Adjusting the sights is a joke around here. Almost no shooters other than the oldies can shoot a group tight enough a 25 yards to even figure out what adjustments to make to the sights. Certainly 5 or 7 yards tells you absolutely nothing.
These days, since everyone "graduates" to a full power centerfire, such as 9mm, .40 or .45 the moment they start shooting, the cost of ammo, the inability to check for "flinch," and all sorts of other factors mean that most new shooters do not practice enough, and they have no knowledge of how to control the trigger, to align the sights properly or to properly follow-through to really ever become a decent shooter.
"Minute of B-27" at about 10 feet is about the norm for most, if not all, shooters on the line at every range I visit.
Every new shooter would be wise to get a 22 first and actually learn to shoot. Shooting is not "instinctive." Shooting is based on a considerable amount of consistent practice in which hand and eye coordination is carefully developed to weed out the bad habits, the "flinching," and it is based upon many thousands of rounds of "muscle memory" being properly developed.
We are all very fortunate that shooting is NOT instinctive. If it were, all of the miscreants of the world would kill many more people than they do.

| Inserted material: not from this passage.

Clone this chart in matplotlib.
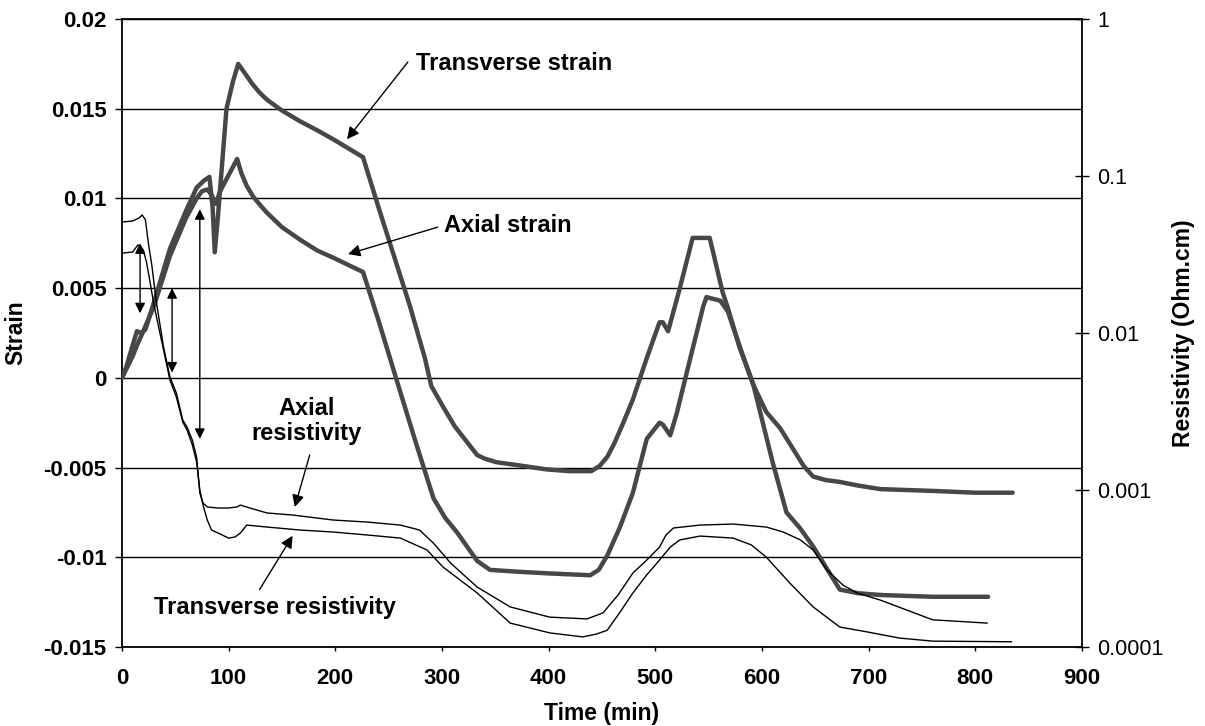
import matplotlib
matplotlib.use("Agg")
import matplotlib.pyplot as plt
from matplotlib.ticker import FixedLocator, FixedFormatter, NullLocator

plt.rcParams['font.family'] = ['Liberation Sans', 'DejaVu Sans']

# ---------------- data ----------------
trans_strain_t = [0, 4, 8, 14, 18, 22, 30, 45, 60, 70, 77, 82, 85, 87, 90, 98, 104, 109,
                  115, 122, 129, 136, 150, 167, 183, 198, 212, 226, 240, 255, 270, 284, 290,
                  301, 312, 333, 340, 351, 375, 398, 420, 440, 448, 455, 462, 470, 479, 492,
                  504, 507, 512, 523, 535, 551, 563, 568, 579, 592, 604, 617, 639, 648, 660,
                  673, 690, 711, 760, 800, 835]
trans_strain = [0, 0.0006, 0.0014, 0.0026, 0.0025, 0.0027, 0.0042, 0.0072, 0.0093, 0.0106,
                0.0110, 0.0112, 0.0095, 0.0070, 0.0090, 0.0150, 0.0165, 0.0175,
                0.0170, 0.0164, 0.0159, 0.0155, 0.0149, 0.0143, 0.0138, 0.0133, 0.0128,
                0.0123, 0.0096, 0.0068, 0.0040, 0.0011, -0.00045,
                -0.0016, -0.0027, -0.0043, -0.0045, -0.0047, -0.0049, -0.0051, -0.0052,
                -0.0052, -0.0049, -0.0044, -0.0036, -0.0025, -0.0012, 0.0011,
                0.0031, 0.0031, 0.0026, 0.0050, 0.0078, 0.0078, 0.0048, 0.0039, 0.0017,
                -0.0004, -0.0019, -0.0028, -0.0049, -0.0055, -0.0057,
                -0.0058, -0.0060, -0.0062, -0.0063, -0.0064, -0.0064]

axial_strain_t = [0, 5, 10, 14, 20, 30, 45, 60, 70, 75, 80, 84, 88, 92, 100, 108, 112, 117,
                  123, 130, 136, 150, 167, 183, 198, 212, 226, 240, 261, 276, 292, 303, 314,
                  333, 345, 370, 401, 439, 447, 455, 467, 479, 492, 504, 507, 514, 520, 532,
                  545, 548, 561, 568, 580, 592, 610, 623, 636, 648, 673, 690, 711, 760, 812]
axial_strain = [0, 0.0006, 0.0012, 0.0018, 0.0026, 0.0040, 0.0068, 0.0089, 0.0100, 0.0104,
                0.0105, 0.0102, 0.0097, 0.0104, 0.0113, 0.0122, 0.0114, 0.0107,
                0.0101, 0.0096, 0.0092, 0.0084, 0.0077, 0.0071, 0.0067, 0.0063, 0.0059,
                0.0033, -0.0008, -0.0037, -0.0067, -0.0078, -0.0086,
                -0.0102, -0.0107, -0.0108, -0.0109, -0.0110, -0.0107, -0.0099, -0.0083,
                -0.0064, -0.0034, -0.0025, -0.0026, -0.0032, -0.0020, 0.0009,
                0.0040, 0.0045, 0.0043, 0.0037, 0.0016, -0.0004, -0.0047, -0.0075,
                -0.0084, -0.0094, -0.0118, -0.0120, -0.0121, -0.0122, -0.0122]

axial_res_t = [0, 10, 16, 19, 22, 25, 28, 32, 39, 45, 51, 57, 61, 66, 70, 73, 76, 80, 90,
               100, 108, 111, 120, 136, 160, 198, 230, 261, 279, 292, 308, 333, 364, 401,
               436, 451, 465, 479, 492, 504, 510, 517, 542, 573, 604, 620, 636, 648, 661,
               676, 689, 711, 760, 811]
axial_res = [0.0509, 0.0517, 0.0540, 0.0565, 0.0525, 0.0364, 0.0271, 0.0162, 0.00815,
             0.00525, 0.00415, 0.00279, 0.00252, 0.00208, 0.00162, 0.000957, 0.000826,
             0.000780, 0.000768, 0.000768, 0.000780, 0.000802, 0.000768, 0.000714,
             0.000693, 0.000644, 0.000625, 0.000598, 0.000556, 0.000459, 0.000343,
             0.000241, 0.000180, 0.000155, 0.000151, 0.000165, 0.000214, 0.000296,
             0.000358, 0.000433, 0.000517, 0.000573, 0.000598, 0.000607, 0.000581,
             0.000540, 0.000481, 0.000415, 0.000309, 0.000248, 0.000221, 0.000199,
             0.000149, 0.000142]

trans_res_t = [0, 10, 15, 20, 23, 26, 30, 39, 45, 51, 57, 61, 66, 70, 73, 76, 80, 84, 92,
               100, 106, 111, 117, 136, 167, 198, 230, 261, 286, 301, 333, 364, 401, 432,
               445, 455, 467, 479, 492, 504, 514, 523, 542, 573, 590, 604, 626, 648, 673,
               698, 729, 760, 834]
trans_res = [0.0323, 0.0328, 0.0364, 0.0338, 0.0283, 0.0218, 0.0151, 0.00780, 0.00502,
             0.00391, 0.00271, 0.00241, 0.00194, 0.00151, 0.00100, 0.000802, 0.000644,
             0.000556, 0.000525, 0.000494, 0.000502, 0.000532, 0.000598, 0.000581,
             0.000556, 0.000540, 0.000517, 0.000494, 0.000415, 0.000323, 0.000221,
             0.000142, 0.000123, 0.000116, 0.000121, 0.000128, 0.000167, 0.000221,
             0.000288, 0.000358, 0.000433, 0.000481, 0.000509, 0.000494, 0.000447,
             0.000374, 0.000256, 0.000180, 0.000134, 0.000125, 0.000114, 0.000109,
             0.000108]

strain_ticks = [-0.015, -0.01, -0.005, 0, 0.005, 0.01, 0.015, 0.02]
strain_labels = ['-0.015', '-0.01', '-0.005', '0', '0.005', '0.01', '0.015', '0.02']
res_ticks = [0.0001, 0.001, 0.01, 0.1, 1]
res_labels = ['0.0001', '0.001', '0.01', '0.1', '1']
time_ticks = [0, 100, 200, 300, 400, 500, 600, 700, 800, 900]

# ---------------- figure ----------------
fig = plt.figure(figsize=(12.05, 7.26), dpi=100)
ax = fig.add_axes([0.1012, 0.1088, 0.7967, 0.865])

ax.set_xlim(0, 900)
ax.set_ylim(-0.015, 0.02)
for y in strain_ticks:
    ax.axhline(y, color='black', lw=1.0, zorder=1)

strain_col = '#474747'
ax.plot(trans_strain_t, trans_strain, color=strain_col, lw=3.2, zorder=3,
        solid_joinstyle='round', solid_capstyle='round')
ax.plot(axial_strain_t, axial_strain, color=strain_col, lw=3.2, zorder=3,
        solid_joinstyle='round', solid_capstyle='round')

ax.set_xticks(time_ticks)
ax.set_xticklabels([str(v) for v in time_ticks], fontsize=16, fontweight='bold')
ax.yaxis.set_major_locator(FixedLocator(strain_ticks))
ax.yaxis.set_major_formatter(FixedFormatter(strain_labels))
for lab in ax.get_yticklabels():
    lab.set_fontsize(16)
    lab.set_fontweight('bold')
ax.tick_params(axis='y', direction='out', length=5, width=1, pad=6)
ax.tick_params(axis='x', direction='out', length=3, width=1, pad=12)
for s in ['left', 'bottom', 'top']:
    ax.spines[s].set_linewidth(1.3)
ax.spines['right'].set_visible(False)

ax.set_xlabel('Time (min)', fontsize=16.5, fontweight='bold')
ax.xaxis.set_label_coords(0.5, -0.088)
ax.set_ylabel('Strain', fontsize=16.5, fontweight='bold')
ax.yaxis.set_label_coords(-0.099, 0.5)

ax2 = ax.twinx()
ax2.set_yscale('log')
ax2.set_ylim(0.0001, 1)
ax2.plot(axial_res_t, axial_res, color='black', lw=1.0, zorder=2)
ax2.plot(trans_res_t, trans_res, color='black', lw=1.0, zorder=2)
ax2.yaxis.set_major_locator(FixedLocator(res_ticks))
ax2.yaxis.set_major_formatter(FixedFormatter(res_labels))
ax2.yaxis.set_minor_locator(NullLocator())
ax2.tick_params(axis='y', direction='inout', length=10, width=1, labelsize=15.5, pad=6)
for s in ['left', 'bottom', 'top']:
    ax2.spines[s].set_visible(False)
ax2.spines['right'].set_linewidth(1.3)
ax2.set_ylabel('Resistivity (Ohm.cm)', fontsize=16.5, fontweight='bold')
ax2.yaxis.set_label_coords(1.094, 0.5)

# ---------------- annotations ----------------
arr = dict(arrowstyle='-|>', color='black', lw=1.0, mutation_scale=18, shrinkA=0, shrinkB=0)
dbl = dict(arrowstyle='<|-|>', color='black', lw=1.0, mutation_scale=15, shrinkA=0, shrinkB=0)
tkw = dict(fontsize=17, fontweight='bold', zorder=5)

ax.annotate('', xy=(211, 0.0133), xytext=(268, 0.0176), arrowprops=arr)
ax.text(276, 0.0175, 'Transverse strain', ha='left', va='center', **tkw)

ax.annotate('', xy=(212, 0.0069), xytext=(296, 0.0084), arrowprops=arr)
ax.text(302, 0.0085, 'Axial strain', ha='left', va='center', **tkw)

ax.annotate('', xy=(162, -0.0072), xytext=(176, -0.0043), arrowprops=arr)
ax.text(173, -0.0024, 'Axial\nresistivity', ha='center', va='center',
        linespacing=1.15, **tkw)

ax.annotate('', xy=(160, -0.0088), xytext=(129, -0.0118), arrowprops=arr)
ax.text(143, -0.0128, 'Transverse resistivity', ha='center', va='center', **tkw)

ax.annotate('', xy=(17, 0.0036), xytext=(17, 0.0075), arrowprops=dbl)
ax.annotate('', xy=(47, 0.0003), xytext=(47, 0.0050), arrowprops=dbl)
ax.annotate('', xy=(73, -0.0034), xytext=(73, 0.0094), arrowprops=dbl)

fig.savefig('out.png', dpi=100)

Oh, and about sight adjustment: Even if a factory shooter adjusted the sights before the pistol left the factory, it would be a waste of effort as every shooter "sees" the sights enough differently to require adjustment to suit the individual. That said, however, until you can hold all of them on, say, a paper plate at 25 yards, don't waste time adjusting your sights. Adjust your grip, get your arm directly behind the pistol, and learn to break that trigger when the sights are on target without a "flinch." Only then will you even know if the sights are off.
Adjusting sights without first learning to shoot is sort of like seasoning your food before you taste it - you have no idea what it actually needs.